You need to have Python, Java, and Bash installed on your system in order to use it.
Begin by cloning the repo, so you can get the required files:
git clone https://github.com/hcss-utils/unpaywall.git
cd unpaywall
git submodule update --init --recursive
In your terminal, you should now be located in your unpaywall
folder.
Let's install virtual environment:
Linux/MacOS:
python3 -m venv env
source env/bin/activate
Now let's install dependencies:
pip install -r requirements.txt
pip install -e .
pip install -r s2orc-doc2json/requirements.txt
pip install -e s2orc-doc2json
If this command runs without any error messages, you can then move onto the next step, which is installing Java as well as Grobid server.
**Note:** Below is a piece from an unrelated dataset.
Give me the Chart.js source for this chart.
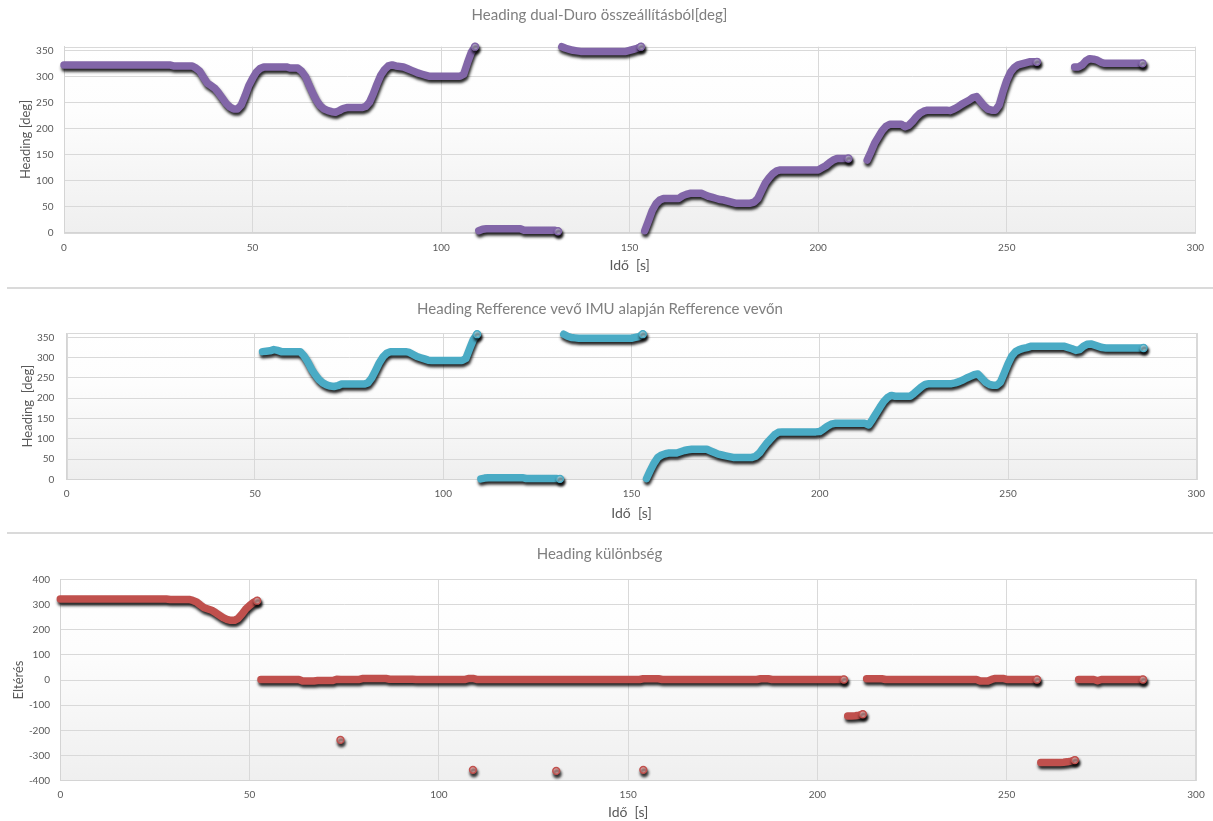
<!DOCTYPE html>
<html lang="hu">
<head>
<meta charset="utf-8">
<title>Heading összehasonlítás</title>
<script src="https://cdn.jsdelivr.net/npm/chart.js@4.4.1/dist/chart.umd.min.js"></script>
<style>
    html, body { margin: 0; padding: 0; background: #fff; }
    body { width: 1213px; height: 821px; position: relative; overflow: hidden; }
    .panel { position: absolute; left: 0; width: 1213px; }
    .panel canvas { display: block; }
    .sep { position: absolute; left: 7px; right: 0; height: 2px; background: #dadada; z-index: 2; }
</style>
</head>
<body>
<div class="panel" style="top:0;height:288px"><canvas id="chartDuro" width="1213" height="288"></canvas></div>
<div class="sep" style="top:287px"></div>
<div class="panel" style="top:288px;height:245px"><canvas id="chartRef" width="1213" height="245"></canvas></div>
<div class="sep" style="top:532px"></div>
<div class="panel" style="top:533px;height:288px"><canvas id="chartDiff" width="1213" height="288"></canvas></div>

<script>
// heading dual-Duro [deg], one value per second, t = 0..286 s (null = no data)
const duroHeading = [
    322,322,322,322,322,322,322,322,322,322,
    322,322,322,322,322,322,322,322,322,322,
    322,322,322,322,322,322,322,322,322,320,
    320,320,320,320,320,316,310,298,287,282,
    277,268,258,248,241,237,237,245,262,282,
    296,308,315,318,318,318,318,318,318,318,
    316,316,316,310,300,283,267,253,243,237,
    234,232,231,234,238,240,240,240,240,240,
    242,250,266,285,302,313,320,322,320,319,
    318,315,312,309,306,304,302,300,300,300,
    300,300,300,300,300,300,304,326,346,357,
    3,6,7,7,7,7,7,7,7,7,
    7,7,4,4,4,4,4,4,4,4,
    4,2,357,354,352,350,349,348,348,348,
    348,348,348,348,348,348,348,348,348,348,
    350,352,354,357,3,22,42,55,62,65,
    65,65,65,65,70,73,75,75,75,75,
    72,69,67,65,63,62,60,58,56,56,
    56,56,56,58,65,80,95,105,113,118,
    120,120,120,120,120,120,120,120,120,120,
    120,124,128,134,139,142,142,142,142,null,
    null,null,null,139,155,172,184,196,204,208,
    208,208,208,203,206,213,222,229,233,235,
    235,235,235,235,235,234,237,241,246,250,
    254,259,261,252,243,237,235,235,245,270,
    292,308,317,322,324,326,328,328,328,null,
    null,null,null,null,null,null,null,null,318,318,
    322,330,334,333,331,327,325,325,325,325,
    325,325,325,325,325,325,325
];

// heading of the reference receiver (IMU) [deg]
const refHeading = [
    null,null,null,null,null,null,null,null,null,null,
    null,null,null,null,null,null,null,null,null,null,
    null,null,null,null,null,null,null,null,null,null,
    null,null,null,null,null,null,null,null,null,null,
    null,null,null,null,null,null,null,null,null,null,
    null,null,315,316,317,320,318,315,315,315,
    315,315,315,305,290,272,258,246,238,233,
    230,229,231,235,235,235,235,235,235,235,
    238,250,268,287,302,311,315,315,315,315,
    315,313,308,303,300,297,294,293,293,293,
    293,293,293,293,293,293,298,322,345,358,
    1,3,4,4,4,4,4,4,4,4,
    4,4,2,2,2,2,2,2,2,2,
    2,1,358,353,350,349,348,348,348,348,
    348,348,348,348,348,348,348,348,348,348,
    348,350,352,358,2,22,40,54,60,63,
    65,65,65,68,71,73,74,74,74,74,
    74,70,66,62,60,58,56,54,54,54,
    54,54,54,57,65,78,90,100,110,116,
    117,117,117,117,117,117,117,117,117,117,
    118,124,131,136,138,138,138,138,138,138,
    138,138,138,134,148,163,178,192,202,207,
    205,205,205,205,205,212,220,228,234,236,
    236,236,236,236,236,236,238,241,245,250,
    254,258,260,250,240,234,232,232,240,262,
    285,304,315,320,323,325,328,328,328,328,
    328,328,328,328,328,328,325,322,318,320,
    328,333,334,331,328,325,324,324,324,324,
    324,324,324,324,324,324,324
];

// difference between the two headings
const headingDiff = [
    322,322,322,322,322,322,322,322,322,322,
    322,322,322,322,322,322,322,322,322,322,
    322,322,322,322,322,322,322,322,322,320,
    320,320,320,320,320,316,310,298,287,282,
    277,268,258,248,241,237,237,245,262,282,
    296,308,315,2,2,2,2,2,2,2,
    2,2,2,2,-4,-4,-4,-4,-2,-2,
    -2,-2,-2,3,2,2,2,2,2,2,
    6,6,6,6,6,6,6,3,3,3,
    3,3,3,3,2,2,2,2,2,2,
    2,2,2,2,2,2,2,2,6,6,
    2,2,2,2,2,2,2,2,2,2,
    2,2,2,2,2,2,2,2,2,2,
    2,2,2,2,2,2,2,2,2,2,
    2,2,2,2,2,2,2,2,2,2,
    2,2,2,2,5,5,5,5,5,2,
    2,2,2,2,2,2,2,2,2,2,
    2,2,2,2,2,2,2,2,2,2,
    2,2,2,2,2,5,5,5,2,2,
    2,2,2,2,2,2,2,2,2,2,
    2,2,2,2,2,2,2,2,-143,-143,
    -142,-140,-136,5,5,5,5,5,2,2,
    2,2,2,2,2,2,2,2,2,2,
    2,2,2,2,2,2,2,2,2,2,
    2,2,2,-4,-4,-4,2,6,6,6,
    2,2,2,2,2,2,2,2,2,-328,
    -328,-328,-328,-328,-328,-327,-325,-322,-318,2,
    2,2,2,2,-3,2,2,2,2,2,
    2,2,2,2,2,2,2
];

// single stray samples of the difference
const diffOutlierTime = [74, 109, 131, 154];
const diffOutlierValue = [-238, -357, -361, -357];

// sampling times [s]
const timeSec = duroHeading.map((_, i) => i);

const chartTitles = [
    'Heading dual-Duro összeállításból[deg]',
    'Heading Refference vevő IMU alapján Refference vevőn',
    'Heading különbség'
];
const yAxisTitles = ['Heading [deg]', 'Heading  [deg]', 'Eltérés'];
const xAxisTitle = 'Idő  [s]';

const fontFamily = 'Lato, "Open Sans", sans-serif';
const JUMP = 60; // larger steps are wrap-arounds, not drawn as a band

// background gradient + plot frame, drawn under the grid
const plotBackground = {
    id: 'plotBackground',
    beforeDraw(chart) {
        const { ctx, chartArea: a } = chart;
        const g = ctx.createLinearGradient(0, a.top, 0, a.bottom);
        g.addColorStop(0, '#ffffff');
        g.addColorStop(0.35, '#fdfdfd');
        g.addColorStop(1, '#efefef');
        ctx.save();
        ctx.fillStyle = g;
        ctx.fillRect(a.left, a.top, a.right - a.left, a.bottom - a.top);
        ctx.strokeStyle = '#d9d9d9';
        ctx.lineWidth = 1;
        ctx.strokeRect(Math.round(a.left) + 0.5, Math.round(a.top) + 0.5,
            Math.round(a.right - a.left), Math.round(a.bottom - a.top));
        ctx.restore();
    }
};

// dark drop shadow under the band
const markerShadow = {
    id: 'markerShadow',
    beforeDatasetsDraw(chart) {
        const c = chart.ctx;
        c.save();
        c.shadowColor = 'rgba(0, 0, 0, 0.85)';
        c.shadowBlur = 3;
        c.shadowOffsetX = 1;
        c.shadowOffsetY = 3;
    },
    afterDatasetsDraw(chart) {
        chart.ctx.restore();
    }
};

// keep nulls so the band breaks where data is missing
function buildPoints(values) {
    return values.map((v, i) => ({ x: timeSec[i], y: v }));
}

// last sample of a run gets the visible marker
function isRunEnd(values, i) {
    const v = values[i];
    if (v === null || v === undefined) return false;
    const next = values[i + 1];
    return next === null || next === undefined || Math.abs(next - v) > JUMP;
}

function renderPanel(canvasId, opts) {
    const ctx = document.getElementById(canvasId).getContext('2d');
    const H = ctx.canvas.height;
    const area = opts.area;
    const titleLh = 15 * 1.2;
    const xTitleLh = 14 * 1.2;
    const yTitleLh = 13 * 1.2;
    const vals = opts.values;

    const datasets = [{
        data: buildPoints(vals),
        showLine: true,
        spanGaps: false,
        borderColor: opts.fill,
        borderWidth: 7.5,
        borderCapStyle: 'round',
        borderJoinStyle: 'round',
        segment: {
            borderColor: s => Math.abs(s.p1.parsed.y - s.p0.parsed.y) > JUMP ? 'rgba(0,0,0,0)' : undefined
        },
        pointRadius: c => isRunEnd(vals, c.dataIndex) ? 3.4 : 0,
        pointHoverRadius: 0,
        pointBackgroundColor: opts.light,
        pointBorderColor: opts.fill,
        pointBorderWidth: 1.5,
        clip: false
    }];

    if (opts.strayT) {
        datasets.push({
            data: opts.strayT.map((t, i) => ({ x: t, y: opts.strayV[i] })),
            pointRadius: 3.4,
            pointHoverRadius: 0,
            pointBackgroundColor: opts.light,
            pointBorderColor: opts.fill,
            pointBorderWidth: 1.5,
            clip: false
        });
    }

    return new Chart(ctx, {
        type: 'scatter',
        data: { datasets: datasets },
        plugins: [plotBackground, markerShadow],
        options: {
            responsive: false,
            animation: false,
            events: [],
            layout: { padding: { left: 0, right: 1213 - area.right, top: 0, bottom: 0 } },
            scales: {
                x: {
                    type: 'linear',
                    min: 0,
                    max: 300,
                    afterFit: s => { s.height = H - area.bottom; },
                    ticks: {
                        stepSize: 50,
                        autoSkip: false,
                        maxRotation: 0,
                        padding: opts.xTickCenter - area.bottom - 6,
                        color: '#595959',
                        font: { family: fontFamily, size: 10, lineHeight: 1.2 }
                    },
                    grid: { color: '#d9d9d9', lineWidth: 1, drawTicks: false },
                    border: { color: '#d4d4d4' },
                    title: {
                        display: true,
                        text: xAxisTitle,
                        color: '#595959',
                        font: { family: fontFamily, size: 14, lineHeight: 1.2 },
                        padding: { top: 0, bottom: (H - opts.xTitleCenter) - xTitleLh / 2 }
                    }
                },
                y: {
                    type: 'linear',
                    min: opts.yMin,
                    max: opts.yMax,
                    afterFit: s => { s.width = area.left; },
                    ticks: {
                        stepSize: opts.yStep,
                        includeBounds: false,
                        autoSkip: false,
                        padding: area.left - opts.yTickRight,
                        color: '#595959',
                        font: { family: fontFamily, size: 10, lineHeight: 1.2 }
                    },
                    grid: { color: '#d9d9d9', lineWidth: 1, drawTicks: false },
                    border: { color: '#d4d4d4' },
                    title: {
                        display: true,
                        text: opts.yTitle,
                        color: '#595959',
                        font: { family: fontFamily, size: 13, lineHeight: 1.2 },
                        padding: { top: opts.yTitleCenter - yTitleLh / 2, bottom: 0 }
                    }
                }
            },
            plugins: {
                legend: { display: false },
                tooltip: { enabled: false },
                title: {
                    display: true,
                    text: opts.title,
                    color: '#7f7f7f',
                    font: { family: fontFamily, size: 15, weight: 'normal', lineHeight: 1.2 },
                    padding: {
                        top: opts.titleCenter - titleLh / 2,
                        bottom: area.top - (opts.titleCenter - titleLh / 2) - titleLh
                    }
                }
            }
        }
    });
}

renderPanel('chartDuro', {
    title: chartTitles[0], yTitle: yAxisTitles[0], values: duroHeading,
    yMin: 0, yMax: 357, yStep: 50,
    fill: '#8266a8', light: '#c4b6de',
    area: { left: 64, right: 1199, top: 46.7, bottom: 232.3 },
    titleCenter: 15, xTickCenter: 247.3, xTitleCenter: 265, yTitleCenter: 26, yTickRight: 53.5
});

renderPanel('chartRef', {
    title: chartTitles[1], yTitle: yAxisTitles[1], values: refHeading,
    yMin: 0, yMax: 361, yStep: 50,
    fill: '#4aabc5', light: '#a9e0ee',
    area: { left: 66.7, right: 1200, top: 45, bottom: 191.3 },
    titleCenter: 21.3, xTickCenter: 205.3, xTitleCenter: 225.3, yTitleCenter: 28.3, yTickRight: 54.3
});

renderPanel('chartDiff', {
    title: chartTitles[2], yTitle: yAxisTitles[2], values: headingDiff,
    strayT: diffOutlierTime, strayV: diffOutlierValue,
    yMin: -400, yMax: 400, yStep: 100,
    fill: '#c0504d', light: '#f0b0ae',
    area: { left: 60.3, right: 1199, top: 46.3, bottom: 247.7 },
    titleCenter: 21, xTickCenter: 262, xTitleCenter: 279, yTitleCenter: 19, yTickRight: 50
});
</script>
</body>
</html>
Once you have Java installed (look it up in google), run the following scripts:
bash s2orc-doc2json/scripts/setup_grobid.sh
bash s2orc-doc2json/scripts/run_grobid.sh # after 87% it's not stuck - you could use grobid already
See s2orc-doc2json for more information.
Update lens-scopus-wos.csv. Then execute run.sh to parse pdfs into json (make sure you still have grobid running in another terminal tab):
cd scripts
bash run.sh